If you’ve recently written and published a book and started to receive traction on it – you may notice that you’re getting reviews, both negative and positive.
You should know that even well-renowned books have negative reviews. Books that are considered classics or great literature have many negative reviews. Why?
Because expectations play a huge role in our perspective of a book. If you believed that a book would be a five-star, phenomenal read and then get it home and actually read it and find out it’s a three-star book in your view, that is going to dampen your thoughts on book and because your expectations weren’t met – you may review it at a lower rating with a negative rating.
But the opposite can happen as well. If you believe that a book is going to be a zero or one-star read and you have little to no interest in the content – if for some reason you pick it up and begin reading, you may find yourself actually enjoying it. Finding the information inside valuable. Suddenly the one-star book that you thought it was has now become a four or five-star book because it far surpassed your expectations.
Sometimes there are incentives given to a reader in exchange for a review. Such as the exchange of a free book for a review. This means the reader is more likely to leave a review (positive or negative) because there is an incentive to do so.
However, the biggest thing at play is association or disassociation. When someone really believes in something (like a book), they’ll do everything they can to associate with it, including leaving a positive rating and review for it. They’ll share that review, maybe even share the product. They want people to know they endorse it.

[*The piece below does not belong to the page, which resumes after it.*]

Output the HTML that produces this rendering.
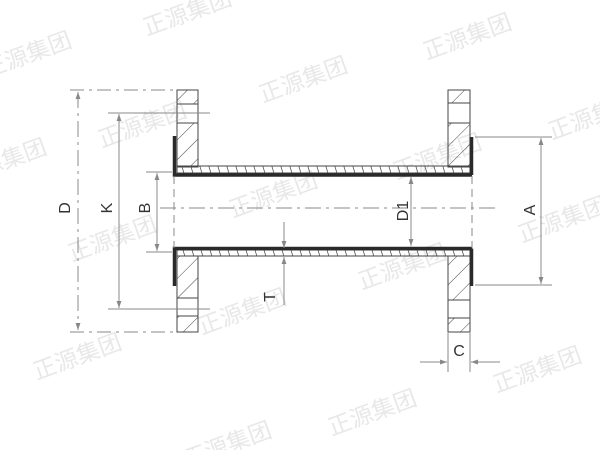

On the flip side, if someone finds a product to go against what they believe in or finds it unsatisfactory, they too, want to be heard. They want people to know that they disliked the product. That they feel others shouldn’t like the product either – resulting in a negative rating and review. They want to disassociate with the product.
It’s important to remember you can’t please everyone. If your positive reviews outweigh your negative reviews, you shouldn’t spend too much time or energy focusing on it. If you have more negative reviews than positive ones, you may want to evaluate the common themes and try to revise or edit your product to improve.